Los Angeles burns. Sides debate. Families weep. I mourn with those I know who have lost childhood homes and decades of memories. Tables that families and friends shared meals and stories over the holidays, now ash.
I write this as I sit by the carefully-controlled gas fireplace in my house, keeping the bitter January cold at bay. It's not lost on me that a subtle change in circumstance could render this fire destructive, rather than life-sustaining. It's properly contained for now. But absent those constraints?
The careful balance of oxygen, fuel, and heat can mean the difference between an out-of-control inferno and a civilizing, useful heat source.
Later this week I'm going on retreat to consider my own purpose and passions. As I prepare for that, I'm thinking about the spaces in my own life where that balance has been off or tilted, where there's been an overabundance or scarcity of fuel that's caused internal or external damage. What I want most is to use my own fire to sustain myself and others.
Oxygen
Abbot Lot came to Abbot Joseph and said: “Father, to the limit of my ability, I keep my little rule, my little fast, my prayer, meditation and contemplative silence; and to the limit of my ability, I work to cleanse my heart of thoughts; what more should I do?” The elder rose up in reply, and stretched out his hands to heaven, and his fingers became like ten lamps of fire. He said: “Why not be utterly changed into fire?”
~ Sayings of the Desert Fathers
At its essence, fire is a transformative process. From Prometheus stealing it from the gods, to the phoenix being reborn from its ashes, our deepest human memories of fire show us how elements brought together become something else. If I, then, can bring certain elements of my heart's fire together, can't I become someone else, someone more myself?
Fuel
In my former life as a pastor, there were some "big events" that demanded a response. The September 11th terrorist attacks, the Sandy Hook massacre, the Boston Marathon bombing. You'll notice those were all human-centered tragedies, resulting from the actions of particular persons aimed at others.

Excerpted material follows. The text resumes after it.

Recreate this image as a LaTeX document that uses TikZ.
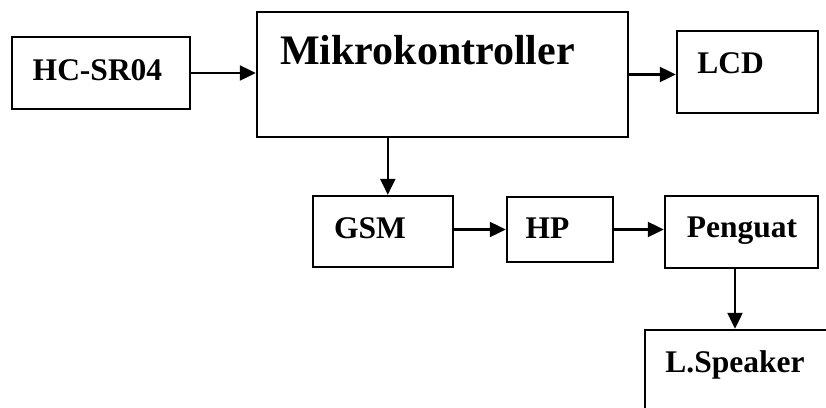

I never spoke directly to victims of environmental disasters, those things the insurance companies strangely call "acts of God." I've been through tornadoes, hurricanes, and nor'easters, but nothing like we saw recently with Hurricane Helene where entire sections of the map just seem to vanish in hours.
A memory surfaced this week from a high school English class, describing the three typical conflicts you find in literature: human vs human; human vs self; human vs Nature. Of course back then it was "man vs." But something always struck me about how nature was capitalized, as an entity or force with personality. Almost a substitute or equal with God, if God were a force that made us suffer.
When Nature engulfs us, through flame, through flood, through fury, how should we respond? How do we contain such events, both in their external effects, and in what they do to our spirits?
When Nature is the "victor" of the "man vs" - and it almost always is - then the conflicts we need to address the most are those between and within us. And once we do, we might realize that none of these conflicts are zero-sum, despite how we present them to ourselves.
Heat
Philosopher Andrew Taggart sees the "life design" practices of folks like Jack Dorsey, the former Twitter founder - one of what he calls Silicon Valley "secular monks" - as fundamentally about containing fear and desire so as not to become enslaved to others. Do you have practices you use that you say are about one thing, but really about something else? In other words, where in your life are you trying to control circumstances and contain your fears, instead of opening yourself to a deeper experience of reality?